Dermain Shakespeare, Kelly-Ann Wright, Sherine Leslie, Shanna-Kay Simmonds-Johnson and Sherika Stewart, all cashiers employed to TAJ at the time of their arrests in 2017, walked free from the Kingston and St Andrew Parish Court after a judge dismissed the case for want of prosecution.

Want of prosecution is a legal term used when a case is dismissed because it was delayed for various reasons over an unreasonable amount of time.

The women are now contemplating a lawsuit against the State seeking compensation for breach of several constitutional rights, including the right to a fair trial within a reasonable time, according to an attorney in the case.

Althea Freeman, the attorney for Wright, said dismissing the case was the best outcome, “given the nature and the history of the matter”.

“It’s only fair that justice is balanced. It must be fair to both the accused person and the victims.
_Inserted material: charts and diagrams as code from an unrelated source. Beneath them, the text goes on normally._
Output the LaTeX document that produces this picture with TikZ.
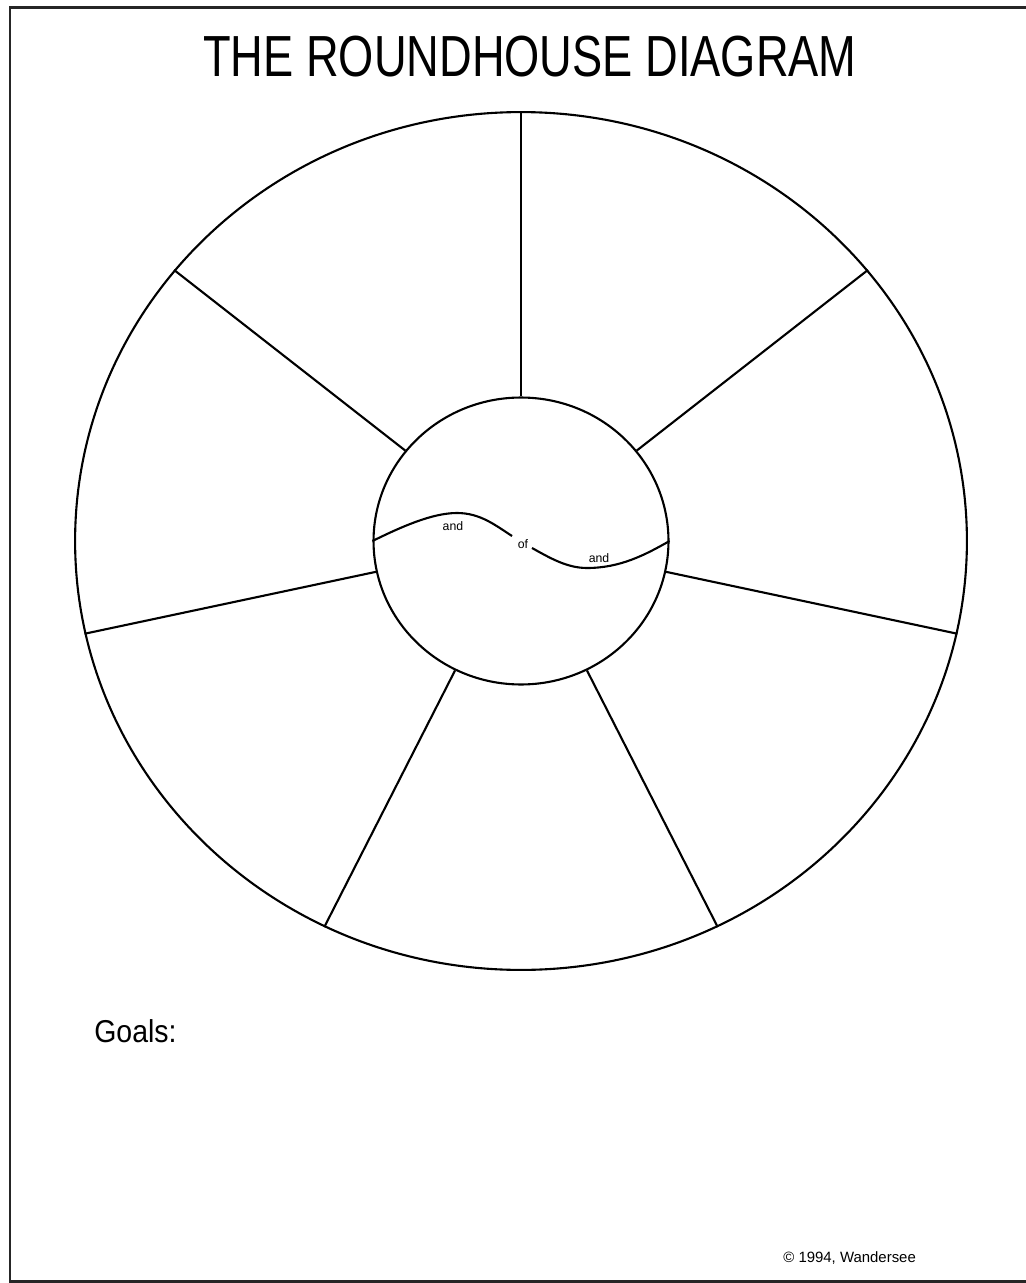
\documentclass[tikz,border=0pt]{standalone}
\usepackage{fontspec}
\setmainfont{Liberation Sans}
\newfontfamily\titlefont[FakeStretch=0.78]{Liberation Sans}
\newfontfamily\goalsfont[FakeStretch=0.9]{Liberation Sans}
\usetikzlibrary{shapes.geometric}
\begin{document}
\begin{tikzpicture}[x=0.02cm,y=-0.02cm,
  ring/.style={draw,ellipse,inner sep=0pt,line width=1.2pt},
  spoke/.style={line width=1.2pt},
  wave/.style={line width=1.2pt},
  tinylabel/.style={font=\fontsize{7}{8}\selectfont,inner sep=0pt,anchor=base},
  frame/.style={line width=1.7pt,draw=black!85}]
\useasboundingbox (0,0) rectangle (1025,1283);
\draw[frame] (10,8) rectangle (1040,1281);
\node[anchor=base,inner sep=0pt,font=\titlefont\fontsize{33}{36}\selectfont] (title) at (530,77) {THE ROUNDHOUSE DIAGRAM};
\node[ring,minimum width=17.84cm,minimum height=17.16cm] (outer) at (521,541) {};
\node[ring,minimum width=5.9cm,minimum height=5.74cm] (inner) at (521,541) {};
\foreach \a in {90,38,142,-12.3,192.3,-63,243}
  \draw[spoke] (inner.\a) -- (outer.\a);
\node[tinylabel] (and1) at (453,530) {and};
\node[tinylabel] (of) at (523,548) {of};
\node[tinylabel] (and2) at (599,562) {and};
\coordinate (w1) at (512,536);
\coordinate (w2) at (532,548);
\draw[wave] (inner.west) .. controls (401,527) and (432,513) .. (457,513)
  .. controls (480,513) and (495,525) .. (w1);
\draw[wave] (w2) .. controls (550,558) and (567,568) .. (587,568)
  .. controls (620,568) and (645,555) .. (inner.east);
\node[anchor=base west,inner sep=0pt,font=\goalsfont\fontsize{18}{20}\selectfont] (goals) at (94,1042) {Goals:};
\node[anchor=base west,inner sep=0pt,font=\fontsize{8.5}{10}\selectfont] (copy) at (783,1262) {© 1994, Wandersee};
\end{tikzpicture}
\end{document}
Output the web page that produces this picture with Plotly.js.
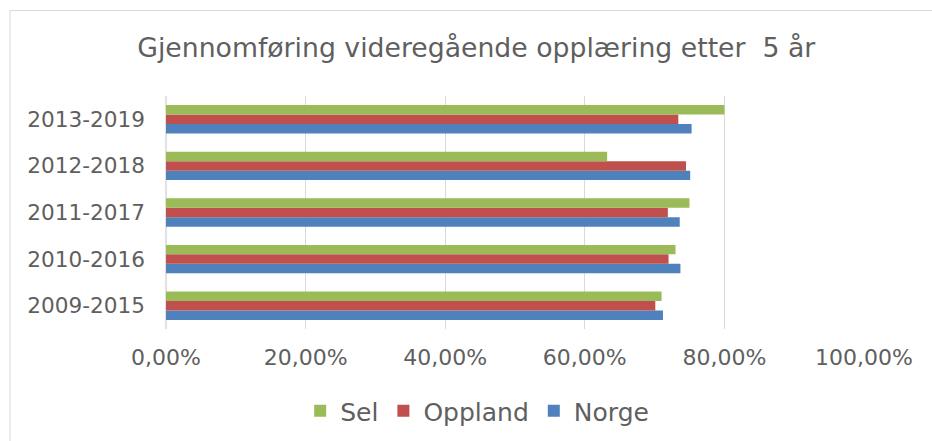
<!DOCTYPE html>
<html>
<head>
<meta charset="utf-8">
<script src="https://cdn.plot.ly/plotly-3.0.1.min.js"></script>
<style>html,body{margin:0;padding:0;background:#fff;}#chart{width:932px;height:441px;}</style>
</head>
<body>
<div id="chart"></div>
<script>
const categories = ['2009-2015', '2010-2016', '2011-2017', '2012-2018', '2013-2019'];
const sel = [0.710, 0.730, 0.750, 0.632, 0.800];
const oppland = [0.701, 0.720, 0.719, 0.745, 0.734];
const norge = [0.712, 0.737, 0.736, 0.751, 0.753];
const tickVals = [0, 0.2, 0.4, 0.6, 0.8, 1.0];

const font = {family: 'DejaVu Sans, Verdana, sans-serif', color: '#5f5f5f'};

const traces = [
  {name: 'Norge', y: categories, x: norge, color: '#4F81BD'},
  {name: 'Oppland', y: categories, x: oppland, color: '#C0504D'},
  {name: 'Sel', y: categories, x: sel, color: '#9BBB59'}
].map(t => ({
  type: 'bar', orientation: 'h', name: t.name, x: t.x, y: t.y,
  marker: {color: t.color, line: {width: 0}},
  hoverinfo: 'x+y+name'
}));

const layout = {
  width: 932, height: 441,
  margin: {l: 166, r: 68, t: 96, b: 112},
  paper_bgcolor: '#ffffff', plot_bgcolor: '#ffffff',
  font: Object.assign({size: 21}, font),
  separators: ', ',
  barmode: 'group',
  bargap: 0.39,
  bargroupgap: 0,
  title: {
    text: 'Gjennomføring videregående opplæring etter\u00a0\u00a05 år',
    font: Object.assign({size: 26.7}, font),
    xref: 'container', x: 0.511, xanchor: 'center',
    yref: 'container', y: 0.893, yanchor: 'middle'
  },
  xaxis: {
    range: [0, 1], tickvals: tickVals, tickformat: '.2%',
    showgrid: true, gridcolor: '#d9d9d9', gridwidth: 1,
    zeroline: false, showline: false, ticks: '',
    ticklabelstandoff: 13,
    tickfont: Object.assign({size: 22}, font), fixedrange: true
  },
  yaxis: {
    type: 'category', categoryorder: 'array', categoryarray: categories,
    showgrid: false, zeroline: false, ticks: '',
    showline: false,
    ticklabelstandoff: 20,
    tickfont: Object.assign({size: 21.6}, font), fixedrange: true
  },
  showlegend: true,
  legend: {
    orientation: 'h', traceorder: 'reversed',
    xref: 'container', x: 0.512, xanchor: 'center',
    yref: 'container', y: 0.068, yanchor: 'middle',
    font: Object.assign({size: 25}, font),
    bgcolor: 'rgba(0,0,0,0)'
  },
  shapes: [
    {type: 'line', xref: 'paper', yref: 'paper', x0: 0, x1: 0, y0: 0, y1: 1,
     line: {color: '#d9d9d9', width: 1.5}, layer: 'below'},
    {type: 'line', xref: 'paper', yref: 'paper', x0: -0.2235, x1: 1.12, y0: 1.367, y1: 1.367,
     line: {color: '#d9d9d9', width: 1}},
    {type: 'line', xref: 'paper', yref: 'paper', x0: -0.2235, x1: -0.2235, y0: 1.367, y1: -0.52,
     line: {color: '#d9d9d9', width: 1}}
  ]
};

Plotly.newPlot('chart', traces, layout, {displayModeBar: false, staticPlot: true});
</script>
</body>
</html>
It cannot be continuously skewed towards allowing the prosecution to be nonchalant,” she told The Gleaner yesterday.

Attorneys from the Major Organised Crime and Anti-Corruption Agency (MOCA) were prosecuting the case on a fiat from the Director of Public Prosecutions (DPP), court records show.

They were not present in court yesterday and as a result, attorneys for the five women asked the presiding judge to dismiss the charges for want of prosecution, citing the nine-year delay in the case.

A court clerk, instead, requested another adjournment.

The presiding judge denied the request by the court clerk, noting that the women’s lives have been impacted by the nine-year wait and expressed the view that prosecuting attorneys were not ready to proceed with the case.

All five were arrested in January 2017 during a raid at TAJ’s Cross Roads, St Andrew offices, which was conducted by MOCA, with assistance from the Revenue Protection Division and the Financial Investigations Division.

The law-enforcement agencies indicated at the time that the Government had lost millions of dollars through a fraudulent scheme uncovered there.

Days later, Shakespeare, Wright, Leslie Simmonds-Johnson and Stewart were charged with several crimes, including conspiracy to defraud, forgery, falsification of records, and larceny as a servant.

Court records show that case management hearings caused more than a dozen adjournments before it was set for trial on September 24, 2019.

However, the trial did not commence until October 19, 2021 after additional adjournments.

According to the records, up to February last year – more than three years after the trial started – only one witness had given evidence, and there were another 30 adjournments.

Shakespeare was represented by attorneys Christopher Townsend and Chadwick Berry; Leslie was represented by Obika Gordon; Simmonds-Johnson was represented by Kymberli Whittaker; and Stewart was represented by Orville Morgan.